==== Records provided
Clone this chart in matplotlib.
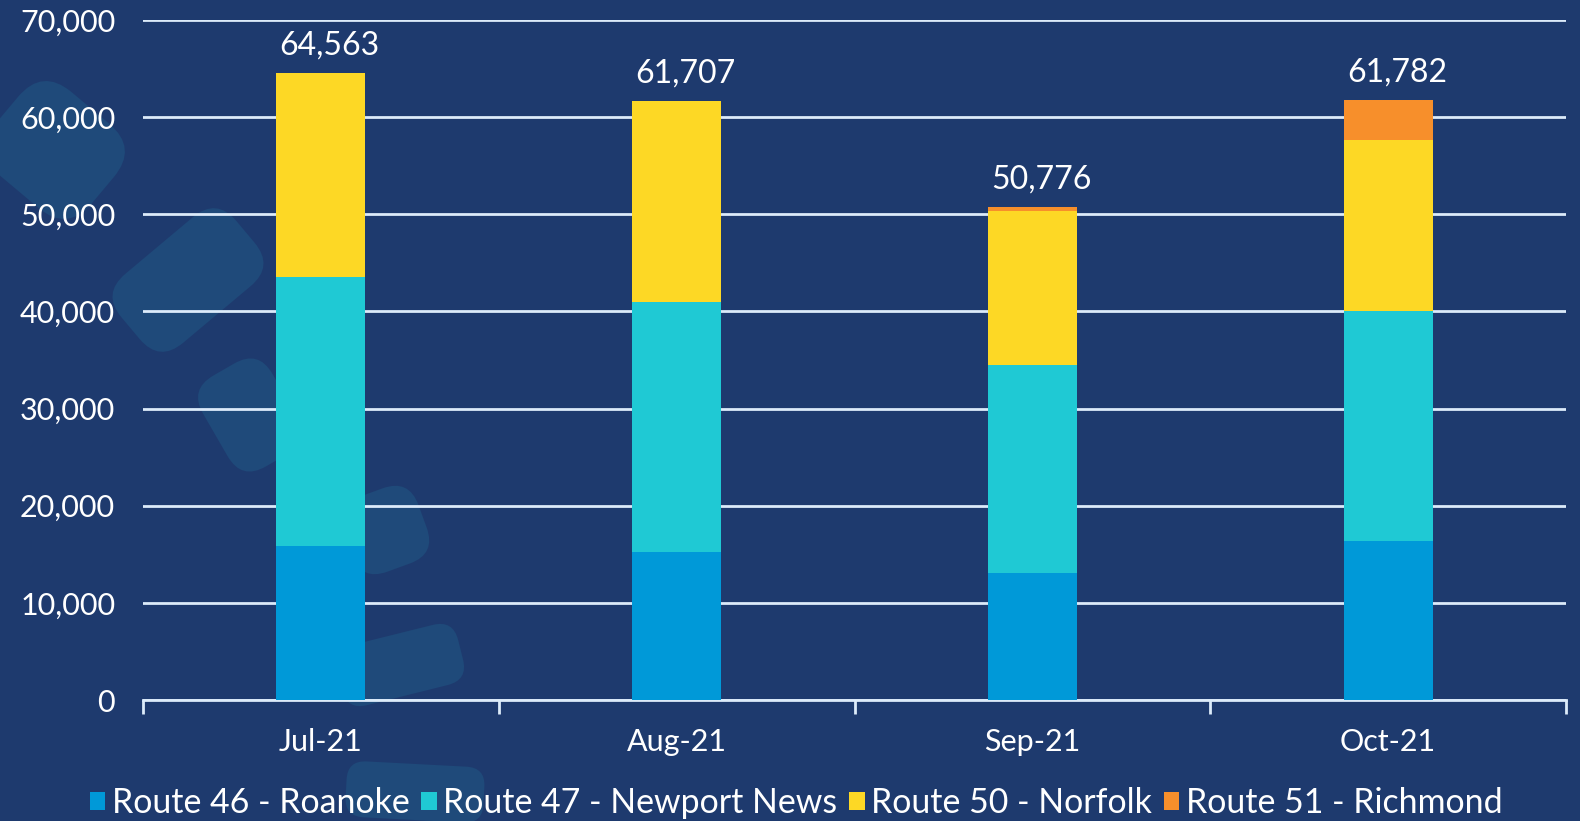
========
==== Records provided
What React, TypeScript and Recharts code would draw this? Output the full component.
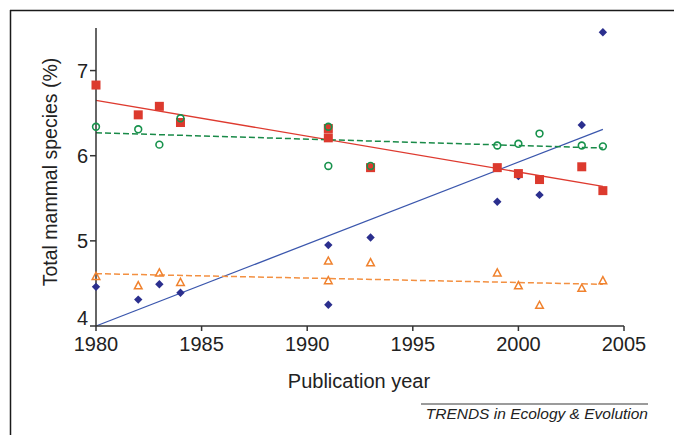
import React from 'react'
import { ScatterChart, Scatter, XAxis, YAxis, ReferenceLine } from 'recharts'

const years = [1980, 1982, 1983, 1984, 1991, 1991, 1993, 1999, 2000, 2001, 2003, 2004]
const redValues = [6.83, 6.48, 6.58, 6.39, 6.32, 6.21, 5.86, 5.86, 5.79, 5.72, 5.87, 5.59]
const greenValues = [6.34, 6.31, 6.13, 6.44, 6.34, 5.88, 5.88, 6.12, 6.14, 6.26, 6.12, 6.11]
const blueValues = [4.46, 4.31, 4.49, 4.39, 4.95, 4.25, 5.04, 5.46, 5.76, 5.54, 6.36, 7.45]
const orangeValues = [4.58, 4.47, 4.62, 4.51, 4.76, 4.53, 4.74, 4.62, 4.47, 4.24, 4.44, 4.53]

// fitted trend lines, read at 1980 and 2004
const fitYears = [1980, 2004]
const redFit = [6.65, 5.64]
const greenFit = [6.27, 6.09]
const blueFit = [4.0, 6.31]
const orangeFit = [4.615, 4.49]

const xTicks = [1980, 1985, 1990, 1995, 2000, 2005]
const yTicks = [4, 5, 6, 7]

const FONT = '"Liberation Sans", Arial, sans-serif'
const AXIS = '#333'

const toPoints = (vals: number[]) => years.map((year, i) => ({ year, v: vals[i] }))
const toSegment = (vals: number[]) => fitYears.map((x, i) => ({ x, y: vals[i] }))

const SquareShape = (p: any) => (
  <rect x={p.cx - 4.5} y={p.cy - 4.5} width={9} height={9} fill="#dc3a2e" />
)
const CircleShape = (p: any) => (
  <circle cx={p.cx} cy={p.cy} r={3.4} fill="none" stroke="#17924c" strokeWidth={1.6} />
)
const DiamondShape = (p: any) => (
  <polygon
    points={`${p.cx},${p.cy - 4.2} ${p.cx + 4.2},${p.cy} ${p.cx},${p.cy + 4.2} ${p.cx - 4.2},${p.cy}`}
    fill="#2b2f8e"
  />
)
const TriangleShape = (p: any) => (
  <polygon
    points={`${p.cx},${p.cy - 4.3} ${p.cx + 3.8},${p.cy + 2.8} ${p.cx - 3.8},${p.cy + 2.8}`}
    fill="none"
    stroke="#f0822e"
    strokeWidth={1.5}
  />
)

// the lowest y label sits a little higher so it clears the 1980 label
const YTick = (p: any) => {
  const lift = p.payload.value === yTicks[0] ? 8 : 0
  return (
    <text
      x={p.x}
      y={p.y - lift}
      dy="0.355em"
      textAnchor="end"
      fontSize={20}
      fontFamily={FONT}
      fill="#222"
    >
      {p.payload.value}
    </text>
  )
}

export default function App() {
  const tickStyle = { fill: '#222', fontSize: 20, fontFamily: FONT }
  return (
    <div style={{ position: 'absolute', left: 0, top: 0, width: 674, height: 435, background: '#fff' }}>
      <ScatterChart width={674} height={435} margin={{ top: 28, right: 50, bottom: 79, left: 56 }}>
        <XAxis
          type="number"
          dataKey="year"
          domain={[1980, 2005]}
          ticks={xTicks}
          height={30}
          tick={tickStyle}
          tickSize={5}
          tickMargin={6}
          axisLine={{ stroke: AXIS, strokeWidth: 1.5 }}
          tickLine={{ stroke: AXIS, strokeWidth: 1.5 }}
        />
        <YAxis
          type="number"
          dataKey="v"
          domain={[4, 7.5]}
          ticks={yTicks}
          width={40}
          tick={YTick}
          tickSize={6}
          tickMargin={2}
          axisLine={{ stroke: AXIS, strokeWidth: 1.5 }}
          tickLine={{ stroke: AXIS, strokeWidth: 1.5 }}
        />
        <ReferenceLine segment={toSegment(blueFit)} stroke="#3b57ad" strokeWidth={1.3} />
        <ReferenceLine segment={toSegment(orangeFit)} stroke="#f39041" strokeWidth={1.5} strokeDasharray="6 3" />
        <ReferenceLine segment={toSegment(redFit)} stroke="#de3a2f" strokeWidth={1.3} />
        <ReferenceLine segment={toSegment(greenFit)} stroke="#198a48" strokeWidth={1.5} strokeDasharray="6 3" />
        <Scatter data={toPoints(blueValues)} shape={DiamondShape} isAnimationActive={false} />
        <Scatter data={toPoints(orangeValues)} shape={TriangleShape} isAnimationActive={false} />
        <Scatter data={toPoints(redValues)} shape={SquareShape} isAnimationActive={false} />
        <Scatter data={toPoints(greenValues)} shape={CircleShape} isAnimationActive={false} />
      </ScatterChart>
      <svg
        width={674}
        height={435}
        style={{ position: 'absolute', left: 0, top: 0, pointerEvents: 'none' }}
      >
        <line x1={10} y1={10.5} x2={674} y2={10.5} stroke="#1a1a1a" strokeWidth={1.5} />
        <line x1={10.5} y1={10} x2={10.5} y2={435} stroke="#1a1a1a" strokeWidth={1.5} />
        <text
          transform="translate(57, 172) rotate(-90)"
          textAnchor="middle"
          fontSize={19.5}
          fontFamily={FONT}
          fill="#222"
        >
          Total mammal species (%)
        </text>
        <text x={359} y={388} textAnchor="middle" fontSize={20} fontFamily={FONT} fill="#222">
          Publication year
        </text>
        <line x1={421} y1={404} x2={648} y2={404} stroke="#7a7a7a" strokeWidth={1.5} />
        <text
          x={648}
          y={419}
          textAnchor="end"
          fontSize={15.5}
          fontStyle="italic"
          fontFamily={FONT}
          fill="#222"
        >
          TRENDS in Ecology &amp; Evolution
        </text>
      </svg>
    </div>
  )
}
========
## [Short task]
What's needed is an exact copy of the records above from the line containing "What React, TypeScript" down to the line containing "XAxis, YAxis, ReferenceLine", both included, without any pictures.

## [Full solution]
What React, TypeScript and Recharts code would draw this? Output the full component.
import React from 'react'
import { ScatterChart, Scatter, XAxis, YAxis, ReferenceLine } from 'recharts'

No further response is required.